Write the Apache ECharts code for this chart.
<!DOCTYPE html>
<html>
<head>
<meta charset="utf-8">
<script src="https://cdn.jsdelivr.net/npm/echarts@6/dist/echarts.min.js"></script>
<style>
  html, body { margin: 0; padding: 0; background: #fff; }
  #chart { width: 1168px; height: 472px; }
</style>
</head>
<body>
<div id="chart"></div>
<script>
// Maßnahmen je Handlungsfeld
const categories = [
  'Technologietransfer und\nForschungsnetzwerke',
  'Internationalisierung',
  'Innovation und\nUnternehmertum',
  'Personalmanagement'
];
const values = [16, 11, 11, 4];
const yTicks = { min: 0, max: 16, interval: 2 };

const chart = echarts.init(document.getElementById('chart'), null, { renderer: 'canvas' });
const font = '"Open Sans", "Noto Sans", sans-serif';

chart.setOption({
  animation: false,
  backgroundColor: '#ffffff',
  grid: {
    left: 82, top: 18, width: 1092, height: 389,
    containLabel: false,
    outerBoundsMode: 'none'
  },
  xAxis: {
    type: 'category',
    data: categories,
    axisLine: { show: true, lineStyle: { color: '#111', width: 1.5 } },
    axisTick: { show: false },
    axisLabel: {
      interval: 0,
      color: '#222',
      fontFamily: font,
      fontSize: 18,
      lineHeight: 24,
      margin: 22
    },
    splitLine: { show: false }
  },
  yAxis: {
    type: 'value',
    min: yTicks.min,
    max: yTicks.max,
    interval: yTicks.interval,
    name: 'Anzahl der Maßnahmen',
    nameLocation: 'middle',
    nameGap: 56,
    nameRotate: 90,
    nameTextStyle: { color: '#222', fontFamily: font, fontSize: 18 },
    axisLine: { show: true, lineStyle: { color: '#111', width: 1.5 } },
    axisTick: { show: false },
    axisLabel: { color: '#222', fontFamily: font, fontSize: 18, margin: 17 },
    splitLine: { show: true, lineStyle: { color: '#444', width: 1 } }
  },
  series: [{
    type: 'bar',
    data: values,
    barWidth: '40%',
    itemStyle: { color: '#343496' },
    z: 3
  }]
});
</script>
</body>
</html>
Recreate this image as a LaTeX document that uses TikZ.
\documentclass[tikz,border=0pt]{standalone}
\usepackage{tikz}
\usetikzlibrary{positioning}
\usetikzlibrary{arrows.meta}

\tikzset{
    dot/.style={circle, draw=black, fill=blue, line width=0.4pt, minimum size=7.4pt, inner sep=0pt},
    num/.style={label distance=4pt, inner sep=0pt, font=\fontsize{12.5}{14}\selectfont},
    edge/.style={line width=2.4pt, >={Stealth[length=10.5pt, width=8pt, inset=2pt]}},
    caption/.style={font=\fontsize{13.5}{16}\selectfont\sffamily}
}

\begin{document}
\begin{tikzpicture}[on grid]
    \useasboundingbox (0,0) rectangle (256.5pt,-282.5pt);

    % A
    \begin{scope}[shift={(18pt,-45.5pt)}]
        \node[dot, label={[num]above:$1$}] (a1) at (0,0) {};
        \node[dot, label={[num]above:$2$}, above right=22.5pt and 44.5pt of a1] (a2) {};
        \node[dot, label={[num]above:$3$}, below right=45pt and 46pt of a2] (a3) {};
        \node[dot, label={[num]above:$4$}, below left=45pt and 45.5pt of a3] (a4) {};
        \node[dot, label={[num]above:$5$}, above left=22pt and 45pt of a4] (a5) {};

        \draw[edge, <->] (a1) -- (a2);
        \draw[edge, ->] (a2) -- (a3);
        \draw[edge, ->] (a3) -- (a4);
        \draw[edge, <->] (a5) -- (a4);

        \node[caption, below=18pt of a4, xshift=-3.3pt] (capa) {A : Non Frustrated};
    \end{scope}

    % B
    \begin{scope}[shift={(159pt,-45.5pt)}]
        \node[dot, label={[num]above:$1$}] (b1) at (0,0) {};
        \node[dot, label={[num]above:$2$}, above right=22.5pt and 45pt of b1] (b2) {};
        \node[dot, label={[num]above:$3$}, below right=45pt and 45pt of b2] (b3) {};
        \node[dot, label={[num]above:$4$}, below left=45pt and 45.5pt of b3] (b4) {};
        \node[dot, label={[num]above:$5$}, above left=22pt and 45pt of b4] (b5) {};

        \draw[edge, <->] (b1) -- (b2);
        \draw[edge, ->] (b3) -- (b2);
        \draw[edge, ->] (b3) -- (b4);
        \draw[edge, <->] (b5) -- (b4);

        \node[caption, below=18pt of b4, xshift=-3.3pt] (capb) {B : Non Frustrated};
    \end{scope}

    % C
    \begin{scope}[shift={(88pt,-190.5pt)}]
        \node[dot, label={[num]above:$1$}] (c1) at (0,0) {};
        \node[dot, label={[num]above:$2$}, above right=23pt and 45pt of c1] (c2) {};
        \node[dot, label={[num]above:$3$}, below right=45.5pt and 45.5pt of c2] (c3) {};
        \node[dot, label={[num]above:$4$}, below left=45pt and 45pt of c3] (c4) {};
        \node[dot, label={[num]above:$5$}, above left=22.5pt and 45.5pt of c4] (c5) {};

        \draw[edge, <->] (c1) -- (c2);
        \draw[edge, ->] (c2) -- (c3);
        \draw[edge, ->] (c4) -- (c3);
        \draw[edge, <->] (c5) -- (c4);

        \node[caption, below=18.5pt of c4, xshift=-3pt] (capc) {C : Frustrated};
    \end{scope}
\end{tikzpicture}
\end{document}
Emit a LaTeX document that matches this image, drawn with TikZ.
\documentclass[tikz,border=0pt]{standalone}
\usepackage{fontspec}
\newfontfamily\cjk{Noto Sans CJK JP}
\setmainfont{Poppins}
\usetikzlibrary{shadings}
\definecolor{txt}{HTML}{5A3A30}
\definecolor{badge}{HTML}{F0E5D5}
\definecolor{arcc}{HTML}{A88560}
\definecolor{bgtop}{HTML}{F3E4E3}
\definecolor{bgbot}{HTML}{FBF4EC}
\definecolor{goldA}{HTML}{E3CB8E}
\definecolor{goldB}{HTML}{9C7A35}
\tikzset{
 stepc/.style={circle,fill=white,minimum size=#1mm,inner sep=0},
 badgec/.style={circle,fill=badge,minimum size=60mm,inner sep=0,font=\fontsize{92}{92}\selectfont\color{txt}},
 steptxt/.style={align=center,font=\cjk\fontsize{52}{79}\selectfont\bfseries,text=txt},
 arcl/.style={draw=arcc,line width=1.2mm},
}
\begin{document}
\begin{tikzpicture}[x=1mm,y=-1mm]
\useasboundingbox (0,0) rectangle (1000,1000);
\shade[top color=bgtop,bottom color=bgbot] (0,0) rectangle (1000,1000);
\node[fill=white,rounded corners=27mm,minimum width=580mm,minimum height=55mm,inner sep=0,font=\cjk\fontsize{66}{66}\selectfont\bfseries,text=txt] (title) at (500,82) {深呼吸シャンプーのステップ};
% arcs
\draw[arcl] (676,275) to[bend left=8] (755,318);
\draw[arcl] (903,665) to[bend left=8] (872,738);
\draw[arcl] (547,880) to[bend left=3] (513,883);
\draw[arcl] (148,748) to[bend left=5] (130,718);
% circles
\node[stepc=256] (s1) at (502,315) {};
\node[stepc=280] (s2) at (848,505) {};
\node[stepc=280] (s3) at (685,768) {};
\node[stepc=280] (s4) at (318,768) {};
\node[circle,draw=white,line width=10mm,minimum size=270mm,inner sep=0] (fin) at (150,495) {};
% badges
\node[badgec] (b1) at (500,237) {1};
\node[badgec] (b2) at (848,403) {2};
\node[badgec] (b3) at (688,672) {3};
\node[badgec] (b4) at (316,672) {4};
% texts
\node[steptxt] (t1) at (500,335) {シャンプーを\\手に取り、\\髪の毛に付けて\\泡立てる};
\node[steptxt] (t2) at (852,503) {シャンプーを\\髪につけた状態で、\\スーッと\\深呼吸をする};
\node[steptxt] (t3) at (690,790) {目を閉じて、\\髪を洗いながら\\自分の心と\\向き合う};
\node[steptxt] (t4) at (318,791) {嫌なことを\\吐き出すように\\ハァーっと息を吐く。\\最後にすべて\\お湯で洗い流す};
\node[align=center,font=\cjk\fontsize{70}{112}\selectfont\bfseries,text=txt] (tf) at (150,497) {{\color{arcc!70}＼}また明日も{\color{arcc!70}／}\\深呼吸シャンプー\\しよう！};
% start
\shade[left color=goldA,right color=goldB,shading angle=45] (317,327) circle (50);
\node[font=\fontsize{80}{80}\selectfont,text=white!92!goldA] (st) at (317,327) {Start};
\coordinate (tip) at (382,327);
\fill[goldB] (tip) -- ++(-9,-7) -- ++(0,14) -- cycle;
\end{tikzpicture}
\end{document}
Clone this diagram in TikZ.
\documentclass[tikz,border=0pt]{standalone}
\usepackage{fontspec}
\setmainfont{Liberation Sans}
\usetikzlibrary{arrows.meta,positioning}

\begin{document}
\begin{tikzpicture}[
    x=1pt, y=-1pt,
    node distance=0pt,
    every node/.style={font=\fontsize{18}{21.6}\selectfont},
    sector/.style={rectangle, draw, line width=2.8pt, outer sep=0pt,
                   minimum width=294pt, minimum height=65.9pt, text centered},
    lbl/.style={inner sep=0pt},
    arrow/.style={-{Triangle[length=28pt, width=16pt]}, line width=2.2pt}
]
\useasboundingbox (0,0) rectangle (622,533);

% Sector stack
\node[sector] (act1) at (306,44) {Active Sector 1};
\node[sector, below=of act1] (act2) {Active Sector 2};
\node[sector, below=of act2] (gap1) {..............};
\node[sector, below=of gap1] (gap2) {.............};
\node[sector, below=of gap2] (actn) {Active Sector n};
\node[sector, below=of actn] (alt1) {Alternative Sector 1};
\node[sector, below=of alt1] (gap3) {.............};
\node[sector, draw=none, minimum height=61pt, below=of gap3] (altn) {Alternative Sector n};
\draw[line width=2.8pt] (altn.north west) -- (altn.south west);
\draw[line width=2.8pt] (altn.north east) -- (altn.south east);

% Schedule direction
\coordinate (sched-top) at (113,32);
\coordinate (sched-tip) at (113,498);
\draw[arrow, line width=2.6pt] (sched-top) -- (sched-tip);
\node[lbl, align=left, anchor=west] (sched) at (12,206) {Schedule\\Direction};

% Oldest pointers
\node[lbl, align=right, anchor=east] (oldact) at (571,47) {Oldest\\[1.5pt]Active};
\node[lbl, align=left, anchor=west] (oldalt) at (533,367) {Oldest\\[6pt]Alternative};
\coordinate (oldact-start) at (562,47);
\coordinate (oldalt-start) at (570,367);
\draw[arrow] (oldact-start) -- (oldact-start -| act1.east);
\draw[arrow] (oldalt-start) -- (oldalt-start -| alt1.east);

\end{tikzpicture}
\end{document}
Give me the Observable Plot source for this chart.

● ● ●

▶ WHAT THE TASK REQUIRES
Up to and including the line with "16, interval: 2", repeat the entries exactly, beginning at their first line.

▶ TASK OUTPUT
Write the Apache ECharts code for this chart.
<!DOCTYPE html>
<html>
<head>
<meta charset="utf-8">
<script src="https://cdn.jsdelivr.net/npm/echarts@6/dist/echarts.min.js"></script>
<style>
  html, body { margin: 0; padding: 0; background: #fff; }
  #chart { width: 1168px; height: 472px; }
</style>
</head>
<body>
<div id="chart"></div>
<script>
// Maßnahmen je Handlungsfeld
const categories = [
  'Technologietransfer und\nForschungsnetzwerke',
  'Internationalisierung',
  'Innovation und\nUnternehmertum',
  'Personalmanagement'
];
const values = [16, 11, 11, 4];
const yTicks = { min: 0, max: 16, interval: 2 };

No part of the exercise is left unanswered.